ふしぎな図書館
I checked out ふしぎな図書館 (The Strange Library) from my local library without even opening it. Murakami’s name on the spine was good enough for me. I brought it with me on my first attempt to go to China, and ended up reading the whole thing on the train on the way to and from the airport.
The book hasn’t been translated into English so I don’t feel bad divulging portions of the plot since few of you will likely be reading it. A boy goes into a library, is sent down to the basement to ask an old librarian for help, is tricked by the librarian, and ends up spending a great deal of time locked up in a cell of sorts deep beneath the library.
Some of Murakami’s common themes show up here, even though this book is somewhat different than normal for him. Like his other works, the symbolism makes the reader think. Beyond those aspects, I found Fushigi Na Toshokan rather entertaining just because the setting is so much like the library at Waseda University. Perhaps that is where Murakami got the idea (as he was a student at Waseda many years ago).
At the Waseda University library you enter on the second floor. When you go down a floor you are forced to remove all of your belongings and put them in a locker (which wouldn’t be so strange were it not for the fact that you don’t have to do that on other floors where there are plenty of books one could possibly steal as well). You then show your ID to obtain a pass to go into the basement. The basement includes a huge collection of books. Below the basement is yet another basement with another huge collection of books. This basement below the basement is where I normally go as some of the books are in English. The ordering is rather bizarre for the non-Japanese books. They aren’t grouped by language, so on a single shelf you will find a book in English next to a book written in Russian next to a book written in Spanish, etc. Nor do they use anything like the Dewey Decimal System, although they are numbered. For instance, I found Tsukiji: The Fish Market at the Center of the World on a shelf and proceeded to explore the books around it, hoping there would be other guidebooks or books about Japan.
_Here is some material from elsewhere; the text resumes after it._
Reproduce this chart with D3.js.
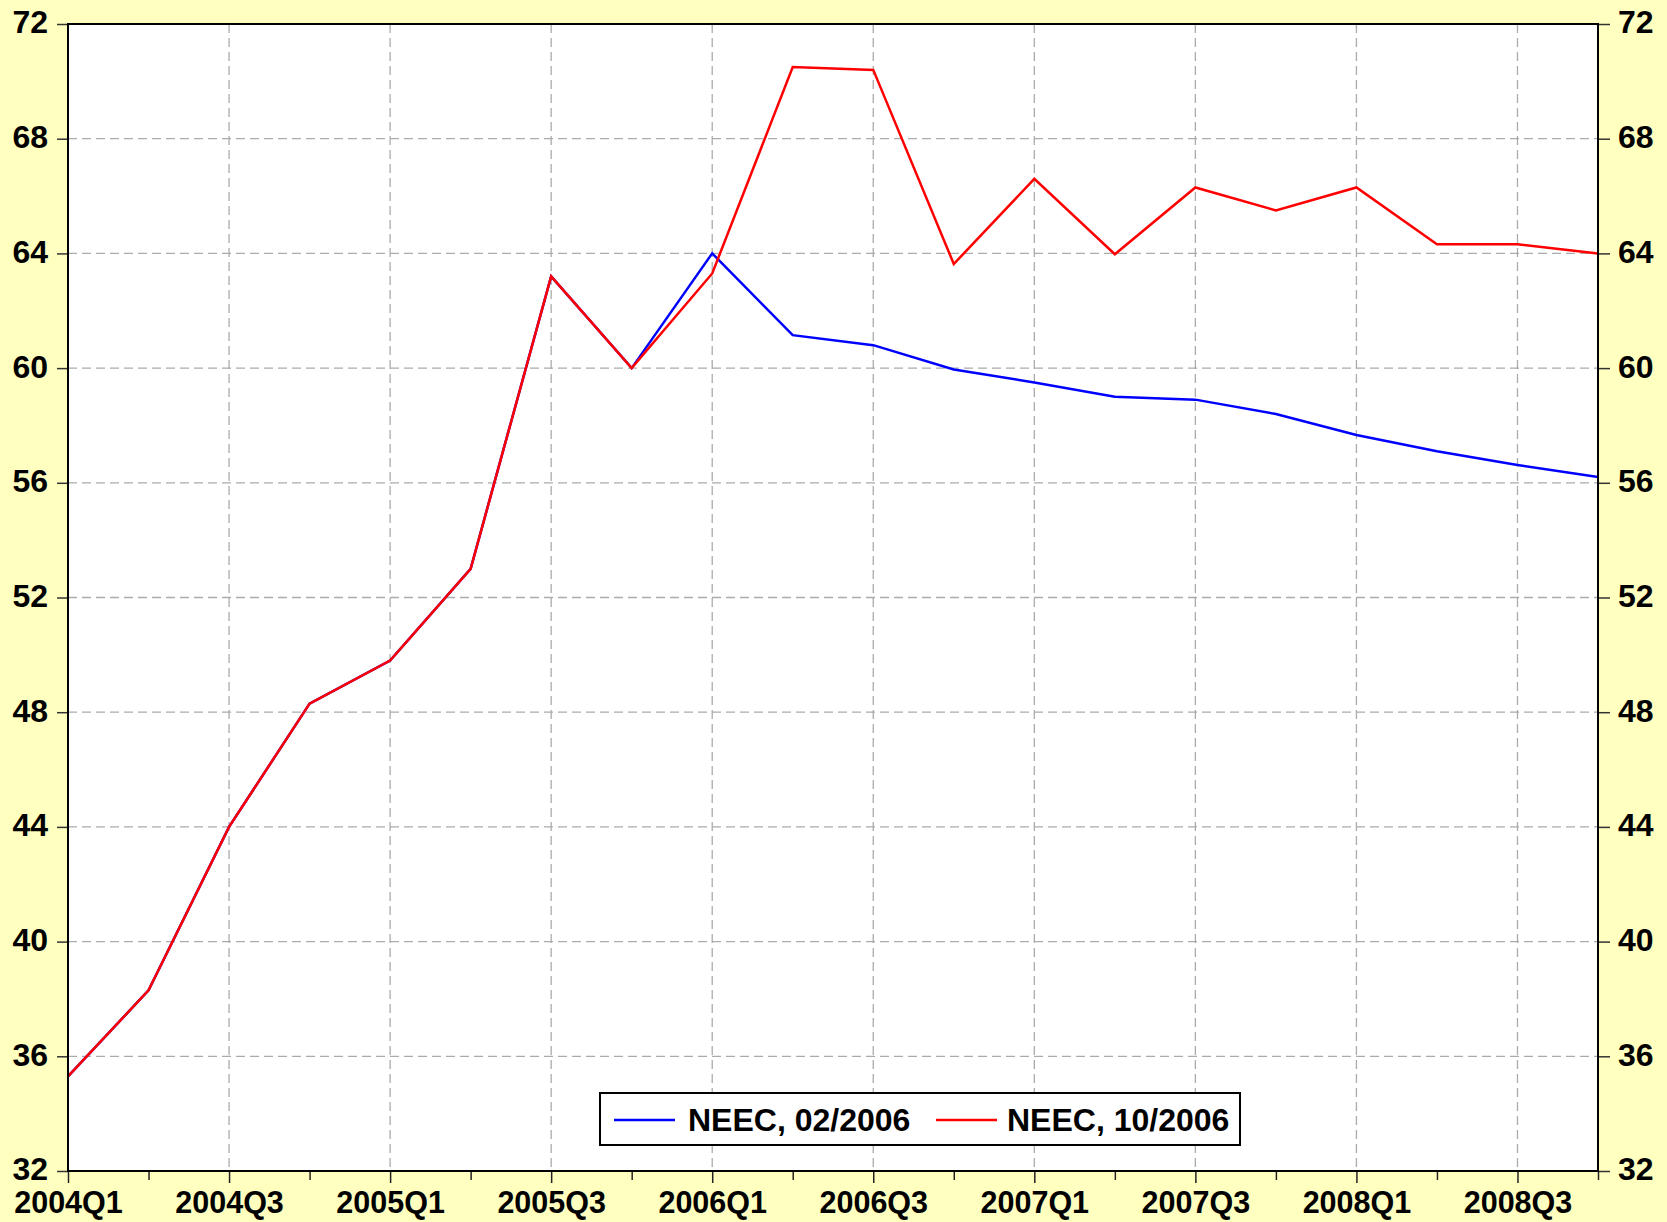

Instead, there were marketing textbooks and other books with the word “market” in the title.
Anyway, under the second basement of the Waseda University library is yet another basement. This third basement is roped off. I suppose this third, unreachable basement could have been fodder for Murakami’s imagination, resulting in this book.
One other strange thing about the Waseda University library is that many books must be “ordered” online while you are in the library. The ordered books mysteriously appear at the first floor desk 10 minutes later. I always want to look on the shelves around the ordered book I know I want to see what else may be of interest. This is especially true of works in English since there are so few English titles available at other libraries. I’d like to browse the shelves where these books came from, but that isn’t allowed. This is similar to what happens in ふしぎな図書館 as the boy can’t look for his own books. Instead, the librarian retrieves them for him.
I like how Murakami shows how quickly us humans can turn the craziest of situations into “normal” in a short period of time. It doesn’t take long for the boy in the story to get settled in to a life of bondage on the one hand and having a cook who is half boy and half sheep on the other. The initial shock wears off quickly, and it doesn’t seem so strange that someone can be part boy and part sheep. I ponder this, by the way, as I sit in a Japanese restaurant next to Waseda University on a cushion on a tatami floor, slurping soba, while Frank Sinatra plays in the background. Someone who has never been to Japan before would find this scene extremely odd, perhaps even Twilight Zoneish. I now find it “normal.”
ふしぎな図書館 by 村上春樹 is actually a picture book (絵本) of sorts as every few pages is a picture. I’m not sure who ふしぎな図書館 is aimed at, as it is pretty creepy to be a little kids’ book, but there are furigana next to many kanji, even some that aren’t that difficult. Murakami is fairly easy to read in Japanese to begin with. This book, with the pictures and furigana, is an excellent choice if you are looking to improve your Japanese and can read a few hundred kanji.